Ecological Inference

As a customer, special promotions offered by companies makes me happy. Since companies are aware of that they try to know their customer better, learn more about them to define promotions suit well to them. On the other hand, as a customer I do not want to give my personal information to companies. Since the most of the citizens have similar intention about their personal information, there are regulations about that such as GDPR in EU Zone and KVKK in Turkey. Despite to two attitude of customers seems contradictory, the companies which consider customer is always right and work on to solve paradox will be the winner.

Ecological inference method is a promising solution alternative to the problem. The method tries to get individual level behavior from aggregated data. To solve problem several statistical approaches are offered. Since different individual behaviors can result in same aggregate data it is not possible to solve problem with exact results. In literature mostly problem is defined on voting behavior of different groups. Gary King has remarkable studies on topic and published several books and papers.

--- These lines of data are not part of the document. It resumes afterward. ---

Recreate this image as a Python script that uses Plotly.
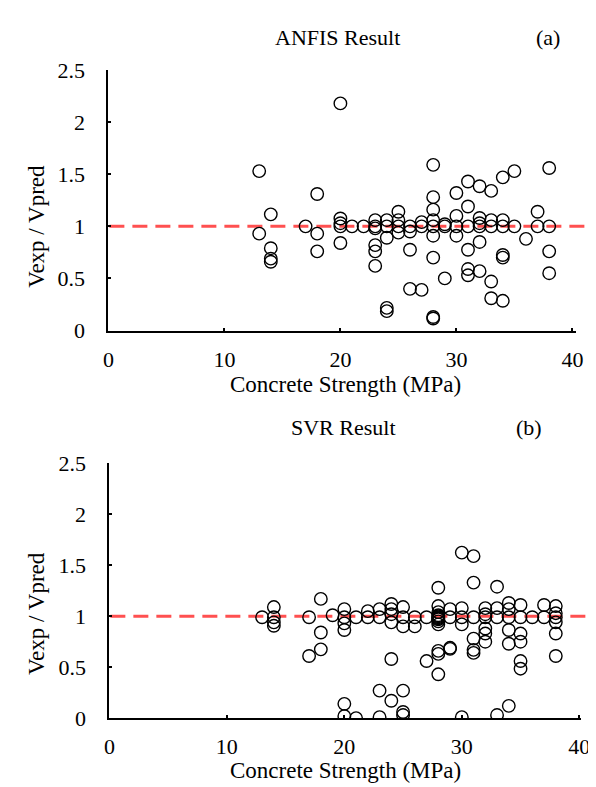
import plotly.graph_objects as go

# ---------------- data ----------------
anfis_strength = [13, 13, 14, 14, 14, 14, 17, 18, 18, 18,
                  20, 20, 20, 20, 20, 21, 22,
                  23, 23, 23, 23, 23, 23,
                  24, 24, 24, 24, 24,
                  25, 25, 25, 25,
                  26, 26, 26, 26,
                  27, 27, 27,
                  28, 28, 28, 28, 28, 28, 28, 28, 28,
                  29, 29, 29,
                  30, 30, 30, 30,
                  31, 31, 31, 31, 31, 31,
                  32, 32, 32, 32, 32, 32,
                  33, 33, 33, 33, 33,
                  34, 34, 34, 34, 34, 34,
                  35, 35, 36, 37, 37,
                  38, 38, 38, 38]
anfis_ratio = [1.53, 0.93, 1.115, 0.79, 0.69, 0.66, 1.0, 1.31, 0.93, 0.76,
               2.18, 1.075, 1.03, 1.0, 0.84, 1.0, 1.0,
               1.06, 1.0, 0.98, 0.82, 0.76, 0.62,
               1.06, 1.0, 0.89, 0.217, 0.186,
               1.14, 1.06, 1.0, 0.94,
               1.0, 0.95, 0.775, 0.40,
               1.04, 1.0, 0.39,
               1.59, 1.28, 1.16, 1.06, 1.0, 0.91, 0.70, 0.13, 0.115,
               1.02, 1.0, 0.50,
               1.32, 1.10, 1.0, 0.91,
               1.43, 1.19, 1.0, 0.775, 0.59, 0.53,
               1.385, 1.08, 1.03, 1.0, 0.85, 0.57,
               1.34, 1.06, 1.0, 0.47, 0.31,
               1.47, 1.06, 1.0, 0.725, 0.70, 0.285,
               1.53, 1.0, 0.88, 1.14, 1.0,
               1.56, 1.0, 0.76, 0.55]

svr_strength = [13, 14, 14, 14, 14,
                17, 17, 18, 18, 18, 19,
                20, 20, 20, 20, 20, 20,
                21, 21, 22, 22,
                23, 23, 23, 23,
                24, 24, 24, 24, 24, 24,
                25, 25, 25, 25, 25, 25,
                26, 26, 27, 27,
                28, 28, 28, 28, 28, 28, 28, 28, 28, 28, 28, 28, 28,
                29, 29, 29, 29,
                30, 30, 30, 30, 30,
                31, 31, 31, 31, 31, 31,
                32, 32, 32, 32, 32, 32,
                33, 33, 33, 33,
                34, 34, 34, 34, 34, 34,
                35, 35, 35, 35, 35, 35,
                36, 37, 37,
                38, 38, 38, 38, 38, 38]
svr_ratio = [0.99, 1.09, 0.99, 0.94, 0.906,
             0.99, 0.61, 1.17, 0.84, 0.675, 1.01,
             1.07, 0.99, 0.93, 0.865, 0.14, 0.02,
             0.99, 0.0, 1.05, 0.99,
             1.07, 0.99, 0.27, 0.01,
             1.12, 1.07, 1.02, 0.94, 0.58, 0.17,
             1.09, 0.99, 0.90, 0.27, 0.06, 0.03,
             0.99, 0.90, 0.99, 0.56,
             1.28, 1.10, 1.04, 1.01, 1.0, 0.99, 0.98, 0.97, 0.95, 0.92, 0.66, 0.63, 0.43,
             1.07, 0.99, 0.69, 0.68,
             1.625, 1.08, 0.99, 0.92, 0.01,
             1.59, 1.33, 0.99, 0.78, 0.67, 0.64,
             1.08, 1.02, 0.99, 0.88, 0.83, 0.75,
             1.29, 1.08, 0.99, 0.03,
             1.13, 1.07, 0.99, 0.865, 0.73, 0.12,
             1.11, 0.99, 0.83, 0.75, 0.56, 0.485,
             0.99, 1.11, 0.99,
             1.10, 1.03, 0.99, 0.94, 0.83, 0.61]

x_ticks = [0, 10, 20, 30, 40]
y_ticks = [0, 0.5, 1, 1.5, 2, 2.5]
y_tick_labels = ["0", "0.5", "1", "1.5", "2", "2.5"]
reference_ratio = 1.0

# ---------------- figure ----------------
W, H = 596, 787
FONT = "Liberation Serif, Times New Roman, serif"
FS = 22

def px(x):
    return x / W

def py(y):
    return 1 - y / H

marker = dict(symbol="circle-open", size=12.5, color="black", line=dict(width=1.4, color="black"))

fig = go.Figure()
fig.add_trace(go.Scatter(x=anfis_strength, y=anfis_ratio, mode="markers", marker=marker,
                         xaxis="x", yaxis="y", showlegend=False))
fig.add_trace(go.Scatter(x=svr_strength, y=svr_ratio, mode="markers", marker=marker,
                         xaxis="x2", yaxis="y2", showlegend=False))

axis_common = dict(showline=True, linecolor="black", linewidth=2, ticks="inside", ticklen=3,
                   tickwidth=2, tickcolor="black", showgrid=False, zeroline=False,
                   tickfont=dict(family=FONT, size=FS, color="black"))

fig.update_layout(
    width=W, height=H,
    margin=dict(l=0, r=0, t=0, b=0),
    paper_bgcolor="white", plot_bgcolor="white",
    xaxis=dict(domain=[px(97.7), px(577)], range=[0, 40.35], tickvals=x_ticks,
               anchor="y", ticklabelstandoff=8, **axis_common),
    yaxis=dict(domain=[py(320.7), py(51.7)], range=[0, 2.5], tickvals=y_ticks,
               ticktext=y_tick_labels, anchor="x", ticklabelstandoff=17, **axis_common),
    xaxis2=dict(domain=[px(98.7), px(581.7)], range=[0, 40.15], tickvals=x_ticks,
                anchor="y2", ticklabelstandoff=8, **axis_common),
    yaxis2=dict(domain=[py(721), py(458)], range=[0, 2.5], tickvals=y_ticks,
                ticktext=y_tick_labels, anchor="x2", ticklabelstandoff=17, **axis_common),
)

dash = dict(color="#ff5050", width=3, dash="15px,8px")
fig.add_shape(type="line", xref="paper", yref="y", x0=px(98.7), x1=px(594),
              y0=reference_ratio, y1=reference_ratio, line=dash, layer="below")
fig.add_shape(type="line", xref="paper", yref="y2", x0=px(99.7), x1=px(594),
              y0=reference_ratio, y1=reference_ratio, line=dash, layer="below")

def ann(text, x, y, angle=0, size=FS):
    fig.add_annotation(text=text, x=px(x), y=py(y), xref="paper", yref="paper",
                       showarrow=False, textangle=angle, xanchor="center", yanchor="middle",
                       font=dict(family=FONT, size=size, color="black"))

ann("ANFIS Result", 332, 18)
ann("(a)", 548, 18)
ann("SVR Result", 338, 421)
ann("(b)", 528, 421)
ann("Concrete Strength (MPa)", 340, 376, size=23)
ann("Concrete Strength (MPa)", 340, 775, size=23)
ann("Vexp / Vpred", 24, 213, -90, size=23)
ann("Vexp / Vpred", 24, 613, -90, size=23)

fig.write_html("out.html")
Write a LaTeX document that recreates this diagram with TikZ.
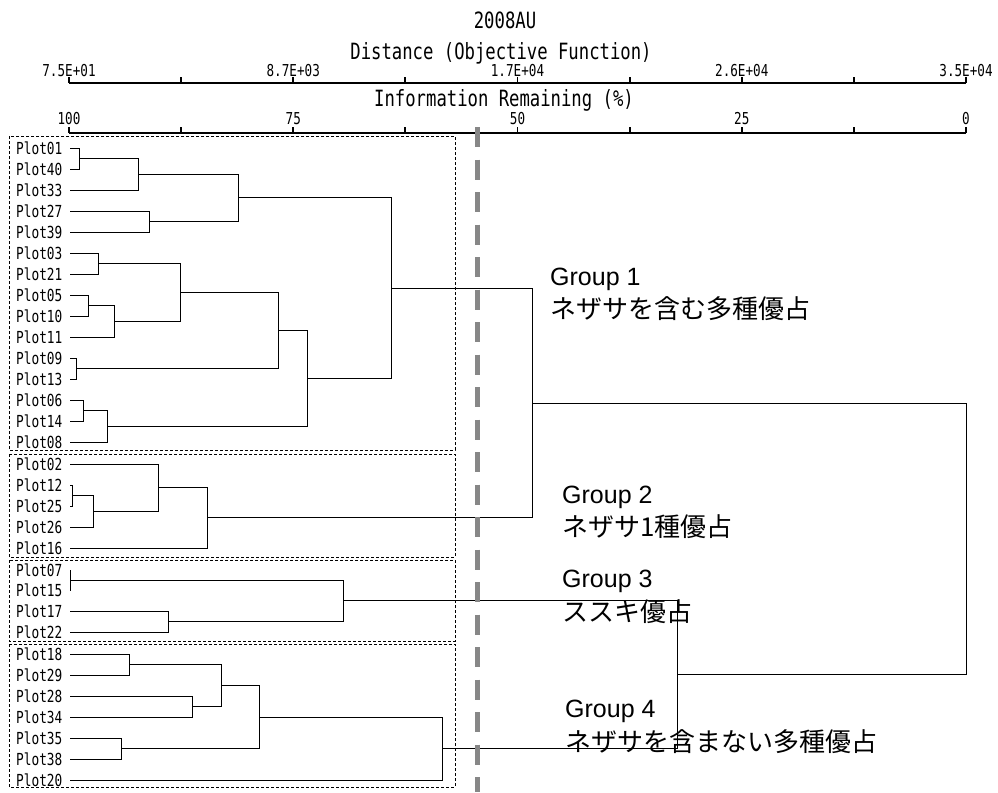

There is a library called PyEi is available on GitHub. It allows you to easily benefit from ecological inference method by python. There are several models for inference in the library, one can select most suitable for their need. Output of the inference is in the format of percentages. Then you can generate flowing values from referencing to your original data. My favorite visualisation technique to present ecological inference result is Sankey diagram. It clearly shows flowing amount from origin to destination. 

I failed to find an open source data to use ecological inference in marketing context. I hope to share a tiny study about that when I discover a convenient open source data.